What keeps all of this in focus is that Well’s script, like Taylor’s book, is told through the eyes of Star (played with admirable aplomb by Stenberg). This is not just because it’s based on a Young Adult novel who’s lead character was created to connect with its young audience, but because, a growing teenage girl caught between two subcultures is the perfect heroine to explore the complex issues between the two races. It’s ultimately a coming of age story. Star’s experience eventually teaches her to be loyal to her roots and her identity as a young black woman, rejecting the casual racism of her clueless school friend while embracing her boyfriend who sincerely wants to understand her in all her blackness. This scene is particularly lovely in that is beautifully rendered by the two young actors, but also because it presents Chris as a model for white audiences. It’s not enough to be color blind. You have to understand someone’s experiences to fully appreciate them.
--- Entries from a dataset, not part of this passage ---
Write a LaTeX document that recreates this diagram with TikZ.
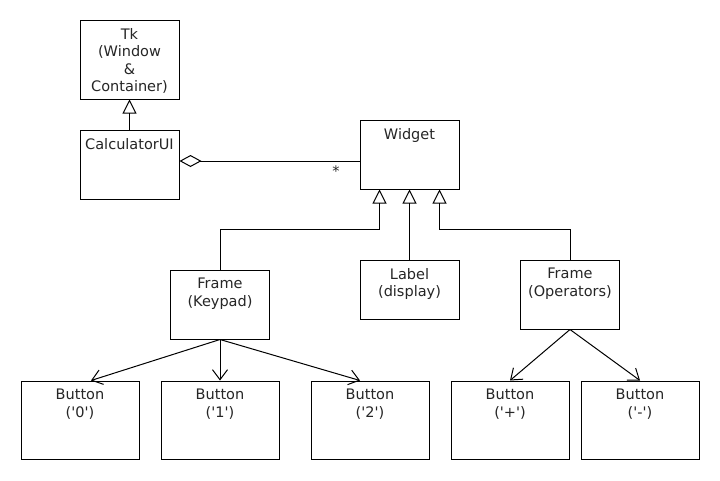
\documentclass[tikz,border=0pt]{standalone}
\usepackage{fontspec}
\setmainfont{DejaVu Sans}
\usetikzlibrary{arrows.meta}
\begin{document}
\begin{tikzpicture}[x=1pt,y=-1pt,line width=1pt,
  every node/.style={font=\fontsize{14.5}{17.5}\selectfont, text=black!85},
  box/.style={draw, text=black, inner sep=0pt, minimum width=99pt, minimum height=69pt},
  btn/.style={box, minimum width=118pt, minimum height=78pt},
  txt/.style={anchor=north, inner sep=0pt, align=center, yshift=-8pt},
  inh/.style={-{Triangle[open,length=14pt,width=14pt]}},
  agg/.style={{Diamond[open,length=22pt,width=12pt]}-},
  dep/.style={-{Straight Barb[length=10pt,width=15pt]}}]
\fill[white] (0,0) rectangle (720,480);
\useasboundingbox (0,0) rectangle (720,480);
% classes
\node[box, minimum height=79pt] (tk) at (129.5,59.5) {};
\node[txt] (tkT) at (tk.north) {Tk\\(Window\\\&\\Container)};
\node[box] (calc) at (129.5,164.5) {};
\node[txt] (calcT) at (calc.north) {CalculatorUI};
\node[box] (widget) at (409.5,154.5) {};
\node[txt] (widgetT) at (widget.north) {Widget};
\node[box] (kp) at (220,304.5) {};
\node[txt] (kpT) at (kp.north) {Frame\\(Keypad)};
\node[box, minimum height=59pt] (lbl) at (409.5,289.5) {};
\node[txt] (lblT) at (lbl.north) {Label\\(display)};
\node[box] (ops) at (570,294.5) {};
\node[txt] (opsT) at (ops.north) {Frame\\(Operators)};
% buttons
\node[btn] (b0) at (80,420) {};
\node[txt] (b0T) at (b0.north) {Button\\(\textquotesingle0\textquotesingle)};
\node[btn] (b1) at (220,420) {};
\node[txt] (b1T) at (b1.north) {Button\\(\textquotesingle1\textquotesingle)};
\node[btn] (b2) at (370,420) {};
\node[txt] (b2T) at (b2.north) {Button\\(\textquotesingle2\textquotesingle)};
\node[btn] (bp) at (510,420) {};
\node[txt] (bpT) at (bp.north) {Button\\(\textquotesingle+\textquotesingle)};
\node[btn] (bm) at (640,420) {};
\node[txt] (bmT) at (bm.north) {Button\\(\textquotesingle-\textquotesingle)};
% connectors
\draw[inh] (calc.north) -- (tk.south);
\coordinate (aggS) at ([yshift=3.5pt]calc.east);
\draw[agg] (aggS) -- (aggS -| widget.west);
\node (star) at (336,171) {*};
\coordinate (w1) at ([xshift=-30pt]widget.south);
\coordinate (w3) at ([xshift=30pt]widget.south);
\draw[inh] (kp.north) -- ++(0,-40) -| (w1);
\draw[inh] (lbl.north) -- (widget.south);
\draw[inh] (ops.north) -- ++(0,-30) -| (w3);
\draw[dep] (kp.south) -- ([xshift=11pt]b0.north);
\draw[dep] (kp.south) -- (b1.north);
\draw[dep] (kp.south) -- ([xshift=-10pt]b2.north);
\draw[dep] (ops.south) -- (bp.north);
\draw[dep] (ops.south) -- (bm.north);
\end{tikzpicture}
\end{document}
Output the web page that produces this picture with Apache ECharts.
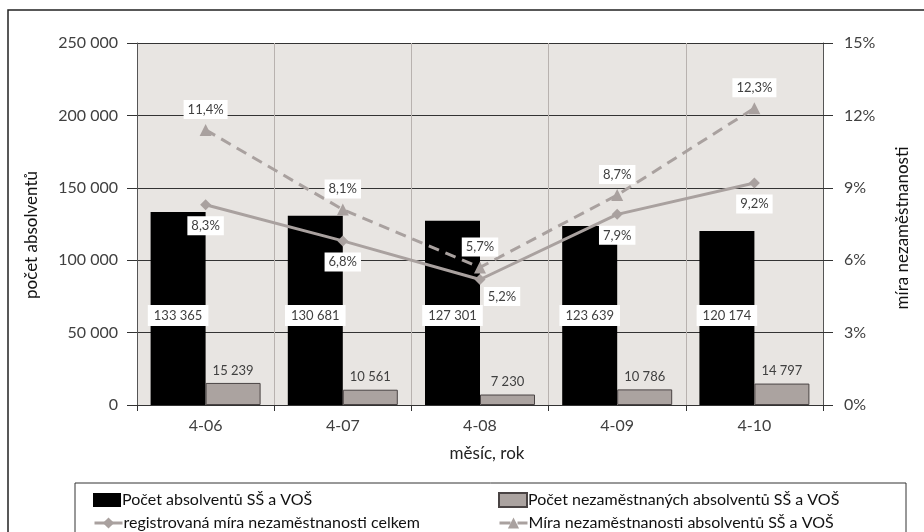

If the film at times seems to steer toward the kind of impossibly perfect, happy-family clichés we’ve seen so many times before, it steadies its course through intelligent discourse, and an ingeniously constructed plot that sees Star transform from conflicted innocent to political activist. Yes it preaches, but it’s not the kind of sermon that aims to make you feel good about yourself but rather to question your motives and take action. If the film is slightly marred by a formulaic threat and an overly pat, audience-pleasing, nick-of-time rescue at its resolution, it in no way diminishes the film’s considerable impact. It chooses hope over despair and can’t be faulted for that. This is a film meant to be watched by families, to be discussed and enlightened by. Tillman has a difficult job, balancing tension with sentiment, and for the most part, he succeeds forcibly. Despite its flaws, The Hate U Give stands on its own beside the Lee and Riley films as a discomforting portrait of contemporary America’s dark underbelly. It’s an important, moving, and powerful drama with an unwavering political bent and an urgent message for American audiences. And it’s all meaningless if we refuse to listen.